Task directions >> Exactly as written, quote every line that follows, skipping the images.

Data block >>
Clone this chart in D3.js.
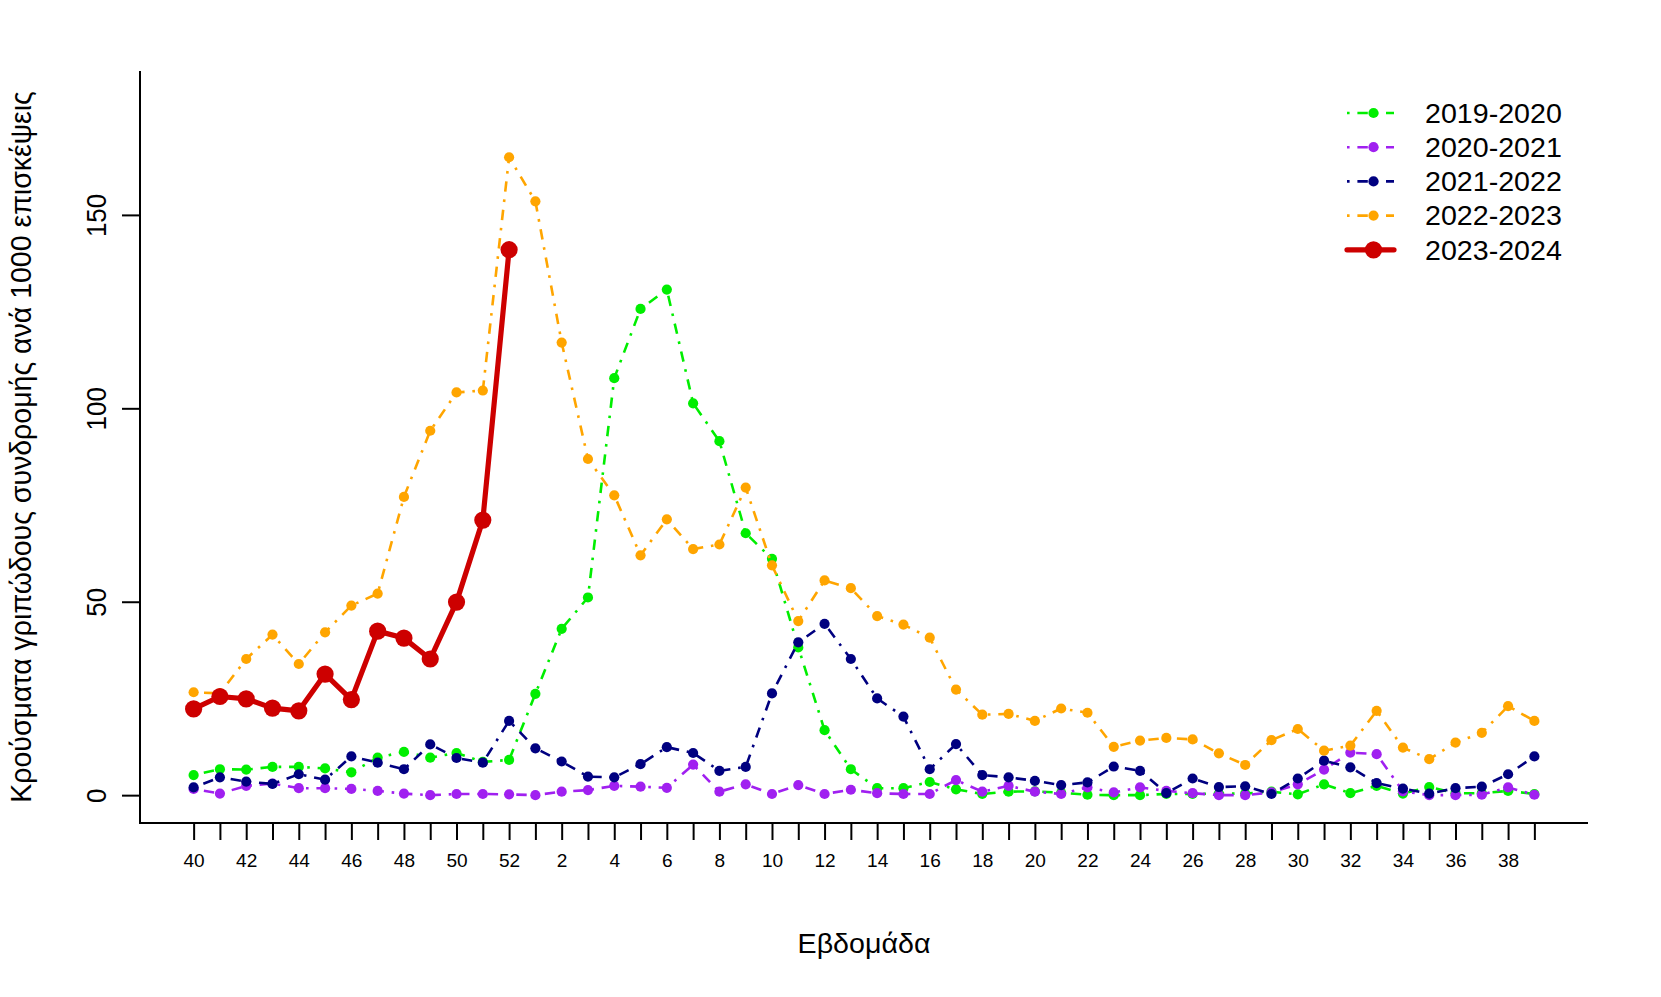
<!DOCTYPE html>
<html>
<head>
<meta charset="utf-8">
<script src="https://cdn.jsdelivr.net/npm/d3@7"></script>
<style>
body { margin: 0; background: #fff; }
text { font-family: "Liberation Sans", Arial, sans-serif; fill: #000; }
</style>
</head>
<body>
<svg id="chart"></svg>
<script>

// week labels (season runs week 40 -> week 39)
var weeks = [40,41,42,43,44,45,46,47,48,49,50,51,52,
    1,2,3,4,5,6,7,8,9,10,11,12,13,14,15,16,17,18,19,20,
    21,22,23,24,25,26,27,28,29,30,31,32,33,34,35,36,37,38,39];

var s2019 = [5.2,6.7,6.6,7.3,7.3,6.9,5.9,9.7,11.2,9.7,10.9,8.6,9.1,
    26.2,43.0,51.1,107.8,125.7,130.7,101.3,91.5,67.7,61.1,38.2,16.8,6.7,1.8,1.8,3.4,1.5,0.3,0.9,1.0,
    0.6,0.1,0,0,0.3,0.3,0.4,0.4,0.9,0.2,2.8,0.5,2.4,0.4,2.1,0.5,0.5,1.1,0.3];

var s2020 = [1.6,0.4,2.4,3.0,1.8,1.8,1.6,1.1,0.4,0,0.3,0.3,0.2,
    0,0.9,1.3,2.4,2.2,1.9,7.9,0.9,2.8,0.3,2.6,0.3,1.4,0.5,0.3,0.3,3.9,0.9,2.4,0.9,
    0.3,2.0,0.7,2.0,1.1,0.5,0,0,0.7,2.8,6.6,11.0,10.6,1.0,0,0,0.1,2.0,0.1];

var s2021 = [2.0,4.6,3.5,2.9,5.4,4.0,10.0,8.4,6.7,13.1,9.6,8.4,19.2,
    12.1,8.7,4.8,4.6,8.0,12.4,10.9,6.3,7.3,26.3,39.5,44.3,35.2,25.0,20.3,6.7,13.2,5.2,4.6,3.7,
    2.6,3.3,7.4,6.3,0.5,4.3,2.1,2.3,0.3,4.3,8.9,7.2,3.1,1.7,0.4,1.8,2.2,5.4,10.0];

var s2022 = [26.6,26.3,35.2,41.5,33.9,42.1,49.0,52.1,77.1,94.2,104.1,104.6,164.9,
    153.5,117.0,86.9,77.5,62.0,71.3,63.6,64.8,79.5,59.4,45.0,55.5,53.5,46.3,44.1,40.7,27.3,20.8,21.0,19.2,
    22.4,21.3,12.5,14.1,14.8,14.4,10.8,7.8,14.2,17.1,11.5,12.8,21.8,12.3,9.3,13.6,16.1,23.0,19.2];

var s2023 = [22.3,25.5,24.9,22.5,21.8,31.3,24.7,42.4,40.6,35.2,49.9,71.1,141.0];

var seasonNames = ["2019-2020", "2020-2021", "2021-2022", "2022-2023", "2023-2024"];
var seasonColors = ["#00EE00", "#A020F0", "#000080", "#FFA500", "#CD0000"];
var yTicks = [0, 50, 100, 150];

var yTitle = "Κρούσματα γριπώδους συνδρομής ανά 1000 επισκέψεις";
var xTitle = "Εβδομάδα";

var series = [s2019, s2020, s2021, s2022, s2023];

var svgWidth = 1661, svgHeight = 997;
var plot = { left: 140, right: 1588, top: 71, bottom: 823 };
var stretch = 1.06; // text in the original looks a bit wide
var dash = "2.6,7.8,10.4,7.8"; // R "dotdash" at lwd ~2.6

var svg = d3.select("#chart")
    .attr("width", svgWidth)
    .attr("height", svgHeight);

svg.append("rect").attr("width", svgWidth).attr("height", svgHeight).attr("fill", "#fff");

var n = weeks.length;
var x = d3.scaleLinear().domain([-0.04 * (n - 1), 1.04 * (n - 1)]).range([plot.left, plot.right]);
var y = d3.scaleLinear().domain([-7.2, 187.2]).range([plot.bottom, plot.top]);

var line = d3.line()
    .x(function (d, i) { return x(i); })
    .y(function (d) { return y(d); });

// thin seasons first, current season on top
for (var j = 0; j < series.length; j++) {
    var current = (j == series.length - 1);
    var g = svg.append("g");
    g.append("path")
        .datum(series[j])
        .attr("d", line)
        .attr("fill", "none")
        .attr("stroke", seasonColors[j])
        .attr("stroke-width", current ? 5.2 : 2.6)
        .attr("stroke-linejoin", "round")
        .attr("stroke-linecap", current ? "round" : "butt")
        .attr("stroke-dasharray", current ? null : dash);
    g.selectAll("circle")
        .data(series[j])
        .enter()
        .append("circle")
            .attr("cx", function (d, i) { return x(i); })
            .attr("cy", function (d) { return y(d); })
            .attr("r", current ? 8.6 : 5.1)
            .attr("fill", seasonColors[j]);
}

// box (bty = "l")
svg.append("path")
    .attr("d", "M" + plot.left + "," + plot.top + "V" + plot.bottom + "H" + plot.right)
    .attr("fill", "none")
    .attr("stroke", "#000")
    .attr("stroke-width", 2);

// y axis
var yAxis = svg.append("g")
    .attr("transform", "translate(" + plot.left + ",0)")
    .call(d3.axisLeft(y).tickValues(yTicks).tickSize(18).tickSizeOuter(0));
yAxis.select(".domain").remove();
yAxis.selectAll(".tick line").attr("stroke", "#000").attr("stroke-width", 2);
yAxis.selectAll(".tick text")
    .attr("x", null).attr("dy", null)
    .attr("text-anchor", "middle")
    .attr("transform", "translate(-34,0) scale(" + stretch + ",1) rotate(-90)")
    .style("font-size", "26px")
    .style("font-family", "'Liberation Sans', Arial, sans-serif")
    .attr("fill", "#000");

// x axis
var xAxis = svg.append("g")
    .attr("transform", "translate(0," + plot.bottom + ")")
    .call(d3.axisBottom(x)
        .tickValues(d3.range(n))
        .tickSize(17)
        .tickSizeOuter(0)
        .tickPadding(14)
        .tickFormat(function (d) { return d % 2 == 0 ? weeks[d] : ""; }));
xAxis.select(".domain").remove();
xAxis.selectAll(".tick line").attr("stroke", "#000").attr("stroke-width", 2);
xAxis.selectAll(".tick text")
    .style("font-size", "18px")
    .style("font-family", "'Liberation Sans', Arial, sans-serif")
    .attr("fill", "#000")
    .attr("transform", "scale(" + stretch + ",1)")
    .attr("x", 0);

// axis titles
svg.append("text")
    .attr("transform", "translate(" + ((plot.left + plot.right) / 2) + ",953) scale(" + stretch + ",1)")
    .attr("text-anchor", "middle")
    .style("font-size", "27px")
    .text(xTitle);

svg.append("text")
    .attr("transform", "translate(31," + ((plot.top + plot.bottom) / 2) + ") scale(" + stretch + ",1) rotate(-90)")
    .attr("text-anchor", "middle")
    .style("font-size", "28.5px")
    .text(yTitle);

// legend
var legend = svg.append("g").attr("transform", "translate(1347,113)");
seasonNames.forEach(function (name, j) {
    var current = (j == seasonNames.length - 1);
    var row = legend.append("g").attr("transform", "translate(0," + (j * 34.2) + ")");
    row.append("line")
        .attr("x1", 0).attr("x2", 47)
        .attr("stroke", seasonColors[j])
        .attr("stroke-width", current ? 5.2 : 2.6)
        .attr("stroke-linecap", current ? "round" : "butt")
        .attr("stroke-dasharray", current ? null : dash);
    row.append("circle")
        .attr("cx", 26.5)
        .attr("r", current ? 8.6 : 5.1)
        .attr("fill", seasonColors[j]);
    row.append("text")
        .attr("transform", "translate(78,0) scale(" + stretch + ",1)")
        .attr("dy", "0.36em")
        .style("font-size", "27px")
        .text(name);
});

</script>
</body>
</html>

Reply >>
Clone this chart in D3.js.
<!DOCTYPE html>
<html>
<head>
<meta charset="utf-8">
<script src="https://cdn.jsdelivr.net/npm/d3@7"></script>
<style>
body { margin: 0; background: #fff; }
text { font-family: "Liberation Sans", Arial, sans-serif; fill: #000; }
</style>
</head>
<body>
<svg id="chart"></svg>
<script>

// week labels (season runs week 40 -> week 39)
var weeks = [40,41,42,43,44,45,46,47,48,49,50,51,52,
    1,2,3,4,5,6,7,8,9,10,11,12,13,14,15,16,17,18,19,20,
    21,22,23,24,25,26,27,28,29,30,31,32,33,34,35,36,37,38,39];

var s2019 = [5.2,6.7,6.6,7.3,7.3,6.9,5.9,9.7,11.2,9.7,10.9,8.6,9.1,
    26.2,43.0,51.1,107.8,125.7,130.7,101.3,91.5,67.7,61.1,38.2,16.8,6.7,1.8,1.8,3.4,1.5,0.3,0.9,1.0,
    0.6,0.1,0,0,0.3,0.3,0.4,0.4,0.9,0.2,2.8,0.5,2.4,0.4,2.1,0.5,0.5,1.1,0.3];

var s2020 = [1.6,0.4,2.4,3.0,1.8,1.8,1.6,1.1,0.4,0,0.3,0.3,0.2,
    0,0.9,1.3,2.4,2.2,1.9,7.9,0.9,2.8,0.3,2.6,0.3,1.4,0.5,0.3,0.3,3.9,0.9,2.4,0.9,
    0.3,2.0,0.7,2.0,1.1,0.5,0,0,0.7,2.8,6.6,11.0,10.6,1.0,0,0,0.1,2.0,0.1];

var s2021 = [2.0,4.6,3.5,2.9,5.4,4.0,10.0,8.4,6.7,13.1,9.6,8.4,19.2,
    12.1,8.7,4.8,4.6,8.0,12.4,10.9,6.3,7.3,26.3,39.5,44.3,35.2,25.0,20.3,6.7,13.2,5.2,4.6,3.7,
    2.6,3.3,7.4,6.3,0.5,4.3,2.1,2.3,0.3,4.3,8.9,7.2,3.1,1.7,0.4,1.8,2.2,5.4,10.0];

var s2022 = [26.6,26.3,35.2,41.5,33.9,42.1,49.0,52.1,77.1,94.2,104.1,104.6,164.9,
    153.5,117.0,86.9,77.5,62.0,71.3,63.6,64.8,79.5,59.4,45.0,55.5,53.5,46.3,44.1,40.7,27.3,20.8,21.0,19.2,
    22.4,21.3,12.5,14.1,14.8,14.4,10.8,7.8,14.2,17.1,11.5,12.8,21.8,12.3,9.3,13.6,16.1,23.0,19.2];

var s2023 = [22.3,25.5,24.9,22.5,21.8,31.3,24.7,42.4,40.6,35.2,49.9,71.1,141.0];

var seasonNames = ["2019-2020", "2020-2021", "2021-2022", "2022-2023", "2023-2024"];
var seasonColors = ["#00EE00", "#A020F0", "#000080", "#FFA500", "#CD0000"];
var yTicks = [0, 50, 100, 150];

var yTitle = "Κρούσματα γριπώδους συνδρομής ανά 1000 επισκέψεις";
var xTitle = "Εβδομάδα";

var series = [s2019, s2020, s2021, s2022, s2023];

var svgWidth = 1661, svgHeight = 997;
var plot = { left: 140, right: 1588, top: 71, bottom: 823 };
var stretch = 1.06; // text in the original looks a bit wide
var dash = "2.6,7.8,10.4,7.8"; // R "dotdash" at lwd ~2.6

var svg = d3.select("#chart")
    .attr("width", svgWidth)
    .attr("height", svgHeight);

svg.append("rect").attr("width", svgWidth).attr("height", svgHeight).attr("fill", "#fff");

var n = weeks.length;
var x = d3.scaleLinear().domain([-0.04 * (n - 1), 1.04 * (n - 1)]).range([plot.left, plot.right]);
var y = d3.scaleLinear().domain([-7.2, 187.2]).range([plot.bottom, plot.top]);

var line = d3.line()
    .x(function (d, i) { return x(i); })
    .y(function (d) { return y(d); });

// thin seasons first, current season on top
for (var j = 0; j < series.length; j++) {
    var current = (j == series.length - 1);
    var g = svg.append("g");
    g.append("path")
        .datum(series[j])
        .attr("d", line)
        .attr("fill", "none")
        .attr("stroke", seasonColors[j])
        .attr("stroke-width", current ? 5.2 : 2.6)
        .attr("stroke-linejoin", "round")
        .attr("stroke-linecap", current ? "round" : "butt")
        .attr("stroke-dasharray", current ? null : dash);
    g.selectAll("circle")
        .data(series[j])
        .enter()
        .append("circle")
            .attr("cx", function (d, i) { return x(i); })
            .attr("cy", function (d) { return y(d); })
            .attr("r", current ? 8.6 : 5.1)
            .attr("fill", seasonColors[j]);
}

// box (bty = "l")
svg.append("path")
    .attr("d", "M" + plot.left + "," + plot.top + "V" + plot.bottom + "H" + plot.right)
    .attr("fill", "none")
    .attr("stroke", "#000")
    .attr("stroke-width", 2);

// y axis
var yAxis = svg.append("g")
    .attr("transform", "translate(" + plot.left + ",0)")
    .call(d3.axisLeft(y).tickValues(yTicks).tickSize(18).tickSizeOuter(0));
yAxis.select(".domain").remove();
yAxis.selectAll(".tick line").attr("stroke", "#000").attr("stroke-width", 2);
yAxis.selectAll(".tick text")
    .attr("x", null).attr("dy", null)
    .attr("text-anchor", "middle")
    .attr("transform", "translate(-34,0) scale(" + stretch + ",1) rotate(-90)")
    .style("font-size", "26px")
    .style("font-family", "'Liberation Sans', Arial, sans-serif")
    .attr("fill", "#000");

// x axis
var xAxis = svg.append("g")
    .attr("transform", "translate(0," + plot.bottom + ")")
    .call(d3.axisBottom(x)
        .tickValues(d3.range(n))
        .tickSize(17)
        .tickSizeOuter(0)
        .tickPadding(14)
        .tickFormat(function (d) { return d % 2 == 0 ? weeks[d] : ""; }));
xAxis.select(".domain").remove();
xAxis.selectAll(".tick line").attr("stroke", "#000").attr("stroke-width", 2);
xAxis.selectAll(".tick text")
    .style("font-size", "18px")
    .style("font-family", "'Liberation Sans', Arial, sans-serif")
    .attr("fill", "#000")
    .attr("transform", "scale(" + stretch + ",1)")
    .attr("x", 0);

// axis titles
svg.append("text")
    .attr("transform", "translate(" + ((plot.left + plot.right) / 2) + ",953) scale(" + stretch + ",1)")
    .attr("text-anchor", "middle")
    .style("font-size", "27px")
    .text(xTitle);

svg.append("text")
    .attr("transform", "translate(31," + ((plot.top + plot.bottom) / 2) + ") scale(" + stretch + ",1) rotate(-90)")
    .attr("text-anchor", "middle")
    .style("font-size", "28.5px")
    .text(yTitle);

// legend
var legend = svg.append("g").attr("transform", "translate(1347,113)");
seasonNames.forEach(function (name, j) {
    var current = (j == seasonNames.length - 1);
    var row = legend.append("g").attr("transform", "translate(0," + (j * 34.2) + ")");
    row.append("line")
        .attr("x1", 0).attr("x2", 47)
        .attr("stroke", seasonColors[j])
        .attr("stroke-width", current ? 5.2 : 2.6)
        .attr("stroke-linecap", current ? "round" : "butt")
        .attr("stroke-dasharray", current ? null : dash);
    row.append("circle")
        .attr("cx", 26.5)
        .attr("r", current ? 8.6 : 5.1)
        .attr("fill", seasonColors[j]);
    row.append("text")
        .attr("transform", "translate(78,0) scale(" + stretch + ",1)")
        .attr("dy", "0.36em")
        .style("font-size", "27px")
        .text(name);
});

</script>
</body>
</html>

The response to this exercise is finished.